Eurasianet.org has unveiled an article by freelance journalist Ayla Jean Yackley about the situation of Armenians following a failed coup in Turkey.
Aruş Taş, a silversmith in Istanbul’s historic Grand Bazaar, has witnessed decades of economic and social upheaval. But the crackdown wrought by a failed military coup in 2016 has been among the most wrenching, he says. Friends and family are leaving Istanbul, trade has nearly ground to a halt, and his faith that he and his fellow Armenians have a future in Turkey has dwindled.
“This time it is worse, because I have lost hope,” Taş says. “Now I fear for the country.”
In the wake of the coup, President Recep Tayyip Erdoğan has jailed more than 50,000 people, and the authorities have banned hundreds of news outlets and civil society groups. The country’s lurch toward Islamist-tinged nationalism under Erdoğan has left religious minorities feeling vulnerable. Recent attacks on minorities, although apparently isolated and spontaneous, have heightened those suspicions.
Turkey’s largest group of non-Muslims, Armenians have seen restored churches wrecked in military operations and the government block their efforts to elect a new spiritual leader. At stake is a tentative opening over the last decade that had eroded long-standing taboos, especially about the World War I-era Genocide when as many at 1.5 million Armenians perished as the Ottoman Empire collapsed.
Armenians “remember their past, what happened to their grandparents in this kind of atmosphere [which encourages] crimes. They know there is a big risk,” says Garo Paylan, an ethnic Armenian lawmaker from the opposition Peoples’ Democratic Party.

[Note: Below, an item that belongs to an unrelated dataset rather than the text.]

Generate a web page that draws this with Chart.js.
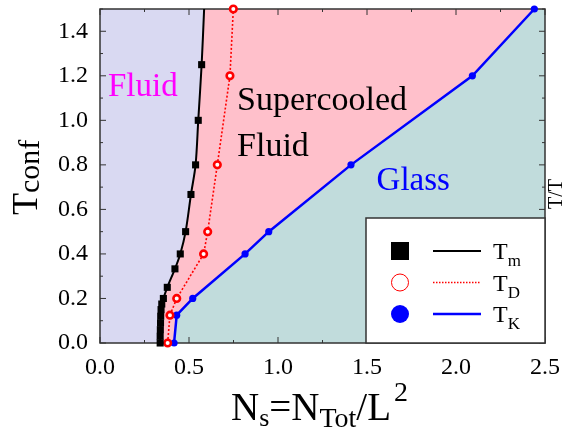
<!DOCTYPE html>
<html>
<head>
<meta charset="utf-8">
<script src="https://cdn.jsdelivr.net/npm/chart.js@4"></script>
<style>
  html, body { margin: 0; padding: 0; background: #fff; }
</style>
</head>
<body>
<canvas id="phaseChart" width="563" height="430"></canvas>
<script>
// melting line T_m (last point is the end of the fitted curve, no marker)
const tmX = [0.338, 0.338, 0.339, 0.340, 0.341, 0.343, 0.347, 0.356, 0.378, 0.421, 0.451, 0.481, 0.511, 0.537, 0.552, 0.571, 0.585];
const tmY = [0.000, 0.030, 0.060, 0.090, 0.120, 0.150, 0.175, 0.200, 0.250, 0.333, 0.400, 0.500, 0.667, 0.800, 1.000, 1.250, 1.500];
// dynamical temperature T_D
const tdX = [0.380, 0.393, 0.431, 0.582, 0.605, 0.659, 0.730, 0.749];
const tdY = [0.000, 0.125, 0.200, 0.400, 0.500, 0.800, 1.200, 1.500];
// Kauzmann temperature T_K
const tkX = [0.416, 0.431, 0.521, 0.815, 0.948, 1.410, 2.092, 2.440];
const tkY = [0.000, 0.125, 0.200, 0.400, 0.500, 0.800, 1.200, 1.500];

const xRange = [0, 2.5];
const yRange = [0, 1.5];
const xTickLabels = ['0.0', '0.5', '1.0', '1.5', '2.0', '2.5'];
const yTickLabels = ['0.0', '0.2', '0.4', '0.6', '0.8', '1.0', '1.2', '1.4'];

const SERIF = '"Liberation Serif", "Times New Roman", serif';

function toPoints(xs, ys) {
    return xs.map((x, i) => ({ x: x, y: ys[i] }));
}

// draw a run of text pieces with sub/superscript offsets
function drawRich(ctx, parts, x, y) {
    let cx = x;
    parts.forEach(p => {
        ctx.font = p.size + 'px ' + SERIF;
        ctx.fillText(p.t, cx, y + (p.dy || 0));
        cx += ctx.measureText(p.t).width + (p.gap || 0);
    });
}

const phasePlugin = {
    id: 'phase',
    beforeDatasetsDraw(chart) {
        const { ctx, chartArea: a, scales: { x, y } } = chart;
        ctx.save();
        ctx.beginPath();
        ctx.rect(a.left, a.top, a.right - a.left, a.bottom - a.top);
        ctx.clip();

        // supercooled region as base colour
        ctx.fillStyle = '#ffc0cb';
        ctx.fillRect(a.left, a.top, a.right - a.left, a.bottom - a.top);

        // fluid region: left of the T_m curve
        const tmLine = chart.getDatasetMeta(0).dataset;
        tmLine.updateControlPoints(a, 'x');
        ctx.beginPath();
        tmLine.path(ctx);
        ctx.lineTo(a.left, a.top);
        ctx.lineTo(a.left, a.bottom);
        ctx.closePath();
        ctx.fillStyle = '#d9d9f2';
        ctx.fill();

        // glass region: right of T_K
        const tkLine = chart.getDatasetMeta(2).dataset;
        tkLine.updateControlPoints(a, 'x');
        ctx.beginPath();
        tkLine.path(ctx);
        ctx.lineTo(a.right, a.top);
        ctx.lineTo(a.right, a.bottom);
        ctx.closePath();
        ctx.fillStyle = '#c1dcdc';
        ctx.fill();
        ctx.restore();

        // frame with inward ticks on all sides
        ctx.save();
        ctx.strokeStyle = '#333';
        ctx.lineWidth = 1.5;
        ctx.strokeRect(a.left, a.top, a.right - a.left, a.bottom - a.top);
        ctx.lineWidth = 1;
        ctx.beginPath();
        for (let k = 0; k <= 10; k++) {
            const v = k * 0.25;
            const px = x.getPixelForValue(v);
            const len = k % 2 === 0 ? 6 : 3;
            ctx.moveTo(px, a.bottom); ctx.lineTo(px, a.bottom - len);
            ctx.moveTo(px, a.top); ctx.lineTo(px, a.top + len);
        }
        for (let k = 0; k <= 15; k++) {
            const v = k * 0.1;
            const py = y.getPixelForValue(v);
            const len = k % 2 === 0 ? 6 : 3;
            ctx.moveTo(a.left, py); ctx.lineTo(a.left + len, py);
            ctx.moveTo(a.right, py); ctx.lineTo(a.right - len, py);
        }
        ctx.stroke();
        ctx.restore();

        // region labels
        ctx.save();
        ctx.textBaseline = 'alphabetic';
        ctx.textAlign = 'left';
        ctx.font = '33px ' + SERIF;
        ctx.fillStyle = '#ff00ff';
        ctx.fillText('Fluid', x.getPixelForValue(0.045), y.getPixelForValue(1.108));
        ctx.fillStyle = '#000';
        ctx.font = '34px ' + SERIF;
        ctx.fillText('Supercooled', x.getPixelForValue(0.770), y.getPixelForValue(1.046));
        ctx.fillText('Fluid', x.getPixelForValue(0.770), y.getPixelForValue(0.838));
        ctx.fillStyle = '#0000ff';
        ctx.font = '33px ' + SERIF;
        ctx.fillText('Glass', x.getPixelForValue(1.554), y.getPixelForValue(0.689));
        ctx.restore();
    },
    afterDatasetsDraw(chart) {
        const { ctx, chartArea: a } = chart;
        // legend box in the lower right corner
        const w = 179, h = 125;
        const bx = a.right - w, by = a.bottom - h;
        ctx.save();
        ctx.fillStyle = '#fff';
        ctx.fillRect(bx, by, w, h);
        ctx.strokeStyle = '#333';
        ctx.lineWidth = 1.5;
        ctx.strokeRect(bx, by, w, h);

        const rows = [
            { sub: 'm', kind: 'rect' },
            { sub: 'D', kind: 'open' },
            { sub: 'K', kind: 'dot' }
        ];
        rows.forEach((r, i) => {
            const cy = by + 33 + i * 31.5;
            const mx = bx + 34;
            ctx.setLineDash([]);
            if (r.kind === 'rect') {
                ctx.fillStyle = '#000';
                ctx.fillRect(mx - 9, cy - 9, 18, 18);
                ctx.strokeStyle = '#000';
                ctx.lineWidth = 2;
            } else if (r.kind === 'open') {
                ctx.beginPath();
                ctx.arc(mx, cy, 8.5, 0, Math.PI * 2);
                ctx.strokeStyle = '#ff0000';
                ctx.lineWidth = 1;
                ctx.stroke();
                ctx.lineWidth = 1.5;
                ctx.setLineDash([1.5, 1.5]);
            } else {
                ctx.beginPath();
                ctx.arc(mx, cy, 9, 0, Math.PI * 2);
                ctx.fillStyle = '#0000ff';
                ctx.fill();
                ctx.strokeStyle = '#0000ff';
                ctx.lineWidth = 2.5;
            }
            ctx.beginPath();
            ctx.moveTo(bx + 67, cy);
            ctx.lineTo(bx + 115, cy);
            ctx.stroke();
            ctx.setLineDash([]);
            ctx.fillStyle = '#000';
            ctx.textAlign = 'left';
            ctx.textBaseline = 'alphabetic';
            drawRich(ctx, [{ t: 'T', size: 24 }, { t: r.sub, size: 17, dy: 7 }], bx + 127, cy + 8);
        });
        ctx.restore();
    },
    afterDraw(chart) {
        const { ctx } = chart;
        ctx.save();
        ctx.fillStyle = '#000';
        ctx.textAlign = 'left';
        ctx.textBaseline = 'alphabetic';

        // x axis title
        drawRich(ctx, [
            { t: 'N', size: 39 },
            { t: 's', size: 26, dy: 6 },
            { t: '=', size: 39 },
            { t: 'N', size: 39 },
            { t: 'Tot', size: 28, dy: 7 },
            { t: '/', size: 39 },
            { t: 'L', size: 39, gap: 3 },
            { t: '2', size: 28, dy: -19 }
        ], 231, 420);

        // y axis title (rotated)
        ctx.save();
        ctx.translate(37, 215);
        ctx.rotate(-Math.PI / 2);
        drawRich(ctx, [{ t: 'T', size: 36 }, { t: 'conf', size: 30, dy: 2 }], 0, 0);
        ctx.restore();

        // edge of the neighbouring panel's rotated label
        ctx.save();
        ctx.translate(562, 201);
        ctx.rotate(-Math.PI / 2);
        drawRich(ctx, [{ t: 'T', size: 20 }, { t: '/', size: 20 }, { t: 'T', size: 20 }], -8, 0);
        ctx.restore();
        ctx.restore();
    }
};

new Chart(document.getElementById('phaseChart'), {
    type: 'line',
    data: {
        datasets: [
            {
                label: 'Tm',
                data: toPoints(tmX, tmY),
                borderColor: '#000',
                backgroundColor: '#000',
                borderWidth: 2,
                tension: 0.3,
                pointStyle: 'rect',
                pointRadius: c => c.dataIndex === tmX.length - 1 ? 0 : 5,
                pointBorderWidth: 0,
                clip: false
            },
            {
                label: 'TD',
                data: toPoints(tdX, tdY),
                borderColor: '#ff0000',
                backgroundColor: '#fff',
                borderWidth: 1.6,
                borderDash: [2, 2],
                tension: 0,
                pointStyle: 'circle',
                pointRadius: 3.3,
                pointBorderWidth: 2.6,
                pointBorderColor: '#ff0000',
                pointBackgroundColor: '#fff',
                clip: false
            },
            {
                label: 'TK',
                data: toPoints(tkX, tkY),
                borderColor: '#0000ff',
                backgroundColor: '#0000ff',
                borderWidth: 2.5,
                tension: 0,
                pointStyle: 'circle',
                pointRadius: 3.6,
                pointBorderWidth: 0,
                clip: false
            }
        ]
    },
    options: {
        responsive: false,
        devicePixelRatio: 1,
        animation: false,
        layout: { padding: { top: 9, right: 18, left: 0, bottom: 0 } },
        plugins: {
            legend: { display: false },
            tooltip: { enabled: false }
        },
        scales: {
            x: {
                type: 'linear',
                min: xRange[0],
                max: xRange[1],
                grid: { display: false, drawTicks: false },
                border: { display: false },
                ticks: {
                    stepSize: 0.5,
                    autoSkip: false,
                    maxRotation: 0,
                    padding: 10,
                    color: '#000',
                    font: { family: SERIF, size: 24 },
                    callback: v => xTickLabels[Math.round(v / 0.5)] || ''
                },
                afterFit: s => {
                    s.height = 87;
                    s.paddingLeft = 0;
                    s.paddingRight = 0;
                }
            },
            y: {
                type: 'linear',
                min: yRange[0],
                max: yRange[1],
                grid: { display: false, drawTicks: false },
                border: { display: false },
                ticks: {
                    stepSize: 0.2,
                    includeBounds: false,
                    autoSkip: false,
                    padding: 12,
                    color: '#000',
                    font: { family: SERIF, size: 24 },
                    callback: v => yTickLabels[Math.round(v / 0.2)] || ''
                },
                afterFit: s => {
                    s.width = 100;
                    s.paddingTop = 0;
                    s.paddingBottom = 0;
                }
            }
        }
    },
    plugins: [phasePlugin]
});
</script>
</body>
</html>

Paylan does not believe Erdoğan’s ruling Justice and Development Party (AKP) deliberately targets these groups, but worries rival political forces can “play the card any time, knowing there is bias against the Armenian identity, and organize provocations against minorities. Armenians know that, and that is why they are silent again.” In this environment, many are reminded of the fate of Hrant Dink, Paylan says. Dink was the outspoken editor of the Armenian community newspaper Agos and an advocate for reconciling with the genocide, and was gunned down by Turkish nationalists outside of his office in central Istanbul in 2007. A trial of state officials accused of complicity in the murder drags on in an Istanbul court.
Paylan himself faced censure for discussing the genocide in parliament last year. A few months later, parliament passed a new set of rules, dubbed the “Garo Paylan clause,” fining lawmakers who are reprimanded or ejected from the assembly. Paylan sees the rules as an attempt to stifle critical debate.
The Turkish government has also thwarted attempts to elect a new patriarch at Istanbul’s Armenian Apostolic Church See. Church leader Mesrob II Mutafyan has been incapacitated, reportedly with dementia, since 2008. A lack of legal clarity over succession and the patriarchate’s status has allowed Turkish authorities to reject the community’s choice last year of Karekin Bekjian, an archbishop in Germany.
The Turkish Interior Ministry informed the patriarchate in early February that it does not recognize Bekjian’s position and that the Church had not established the appropriate conditions for a patriarchal election.
For many in Turkey, the climate has become so restrictive that abandoning it has become the only choice.
Official figures for the number of Turkish citizens who have moved overseas are not available, but the opposition Republican People’s Party reports that tens of thousands of affluent Turks have left since the coup attempt. Paylan, the MP, estimates that hundreds of Armenians are part of that exodus and that hundreds more plan to go.
In recent years, Erdoğan has threatened to “deport” the estimated 30,000 migrants from Armenia in Turkey without papers. The choice of words was painful: Most Ottoman Armenians died during their deportation to the Syrian desert a century ago.
The departure of Armenians and other non-Muslims is felt more acutely in communities already struggling to maintain their numbers, says Yetvart Danzikyan, Dink’s successor at Agos. “There is a historic responsibility in deciding to stay, but I cannot blame anyone who leaves. If only the government had not transformed Turkey into a place that people want to leave.”